Microsoft Live Mesh

For the past few months, I’ve been using Microsoft’s Live Mesh system. It’s still in Beta, but is so genuinely useful that I’d find it hard to function without it.

Put simply – Mesh is a tool for synchronising data across multiple devices – using the Internet. Once registered, you get a ‘Mesh Desktop’ (which looks like a simple Windows Desktop – in your browser). Where it gets good is that you can now link folders on your laptop, home PC, or Windows phone to your mesh, and create synchronisation rules between them. If I save a Word document to a Mesh-enabled folder on my laptop – it gets automatically synchronised to the matching folder on my cloud-based Mesh desktop. If I’m not online, the synchronisation will be deferred until I am, and happens automatically in the background.

If I have a second PC – the synchronisation of that Word Document can go a stage further and deliver the document to a folder on that PC as well. Also automatically and without prompting. It doesn’t matter if both PC’s aren’t powered on or connected – the sync just waits until they are and then brings the machine up to date.
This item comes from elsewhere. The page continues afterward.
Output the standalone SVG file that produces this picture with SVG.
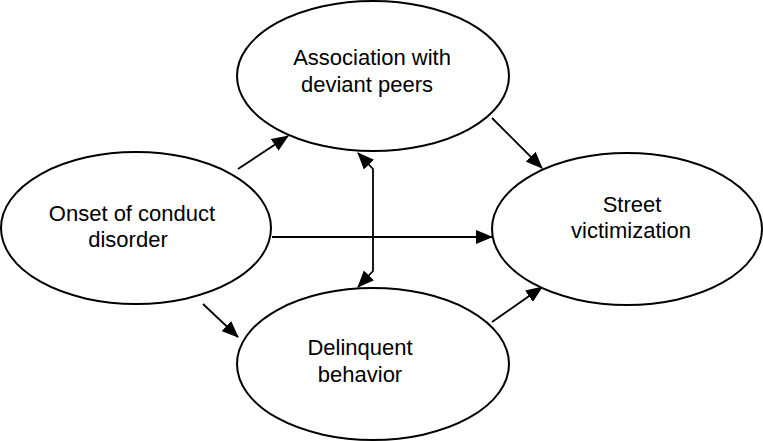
<svg xmlns="http://www.w3.org/2000/svg" width="763" height="441" viewBox="0 0 763 441">
  <style>
    .node ellipse { fill: #ffffff; stroke: #000000; stroke-width: 2; }
    .node text { font-family: "Liberation Sans", Arial, sans-serif; font-size: 22px; fill: #000000; text-anchor: middle; }
    .edge { fill: none; stroke: #000000; stroke-width: 1.8; marker-end: url(#arrow); }
  </style>
  <defs>
    <marker id="arrow" markerUnits="userSpaceOnUse" markerWidth="17" markerHeight="14" viewBox="0 0 17 14" refX="16" refY="7" orient="auto-start-reverse">
      <path d="M0,0 L17,7 L0,14 z" fill="#000000"/>
    </marker>
  </defs>
  <rect width="763" height="441" fill="#ffffff"/>
  <g id="connectors">
    <line class="edge" x1="238" y1="169" x2="288" y2="136"/>
    <line class="edge" x1="492" y1="118" x2="542" y2="168"/>
    <line class="edge" x1="272" y1="237" x2="492" y2="237"/>
    <line class="edge" x1="203" y1="304" x2="238" y2="337"/>
    <line class="edge" x1="492" y1="322" x2="542" y2="287"/>
    <path class="edge" d="M358,153 L373,169 L373,271 L358,287" style="marker-start: url(#arrow);"/>
  </g>
  <g id="onset" class="node">
    <ellipse cx="136" cy="228" rx="135" ry="76"/>
    <text x="132" y="221">Onset of conduct</text>
    <text x="128" y="247">disorder</text>
  </g>
  <g id="association" class="node">
    <ellipse cx="373" cy="76" rx="136" ry="75"/>
    <text x="372" y="65">Association with</text>
    <text x="367" y="92">deviant peers</text>
  </g>
  <g id="street" class="node">
    <ellipse cx="627" cy="229" rx="135" ry="76"/>
    <text x="632" y="212">Street</text>
    <text x="631" y="238">victimization</text>
  </g>
  <g id="delinquent" class="node">
    <ellipse cx="373" cy="364" rx="136" ry="76"/>
    <text x="360" y="355">Delinquent</text>
    <text x="360" y="382">behavior</text>
  </g>
</svg>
In practice, then… I Mesh-enable the key data folders on my main office PC (just a right-click option and the folder changes from yellow to blue to tell me its’ new status). I just work as usual with the folder– cutting, pasting, saving , deleting. Meanwhile – in the background, Mesh is synchronising all those changes up to the cloud, and lining up a queue of changes to deliver to my other machines when it can.

Next day, I have a client meeting in London and I know I won’t be needing any serious computer power, so I take my little MSI Wind (Windows 7 plus Mesh!) instead of a ‘proper’ laptop. I can open up the Netbook, double-click into my data folders – and there are the documents I was working on yesterday, In practice, I’ve never yet opened up that Netbook to find a file and been let down.

In short….


Almost as a sideline – Live Mesh also uses that secure data-connection between your PCs to provide remote-desktop access between them (but only within the secure little community of trusted machines that you have joined to your Mesh). I don’t need GoToMyPC or the other paid services, and it’s pretty firewall-friendly.

By the way – did I mention that you can run Mesh on OS X? Yep – there’s a Mac version.

This is one of those products that “Just works” – I can’t help but view Live Mesh as an example of the new post-Gates Microsoft – delivering really well rounded products that do something technically clever but looking terribly simple (as opposed to doing something technically clever and making sure your face is rubbed in that cleverness and complexity – I’m looking at you, SharePoint).

Bill Gates’ role as Chief Software Architect has been taken over by Ray Ozzie – (creator of Lotus Notes and Microsoft Groove). I’m sure it’s simplistic to say that Mesh and the like is all down to Ray Ozzie , but there does seem to be a real change to they way Microsoft is doing things, and that has coincided with his arrival. Microsoft is picking up on the change of style, and it’s showing.

Just as a final recommendation – I read first about Mesh via the blog of Microsoft’s Steve Clayton, by the way – a blog worth adding to your list. He also led me to the art of Hugh McLeod, an example of which I now use on the back of my business cards.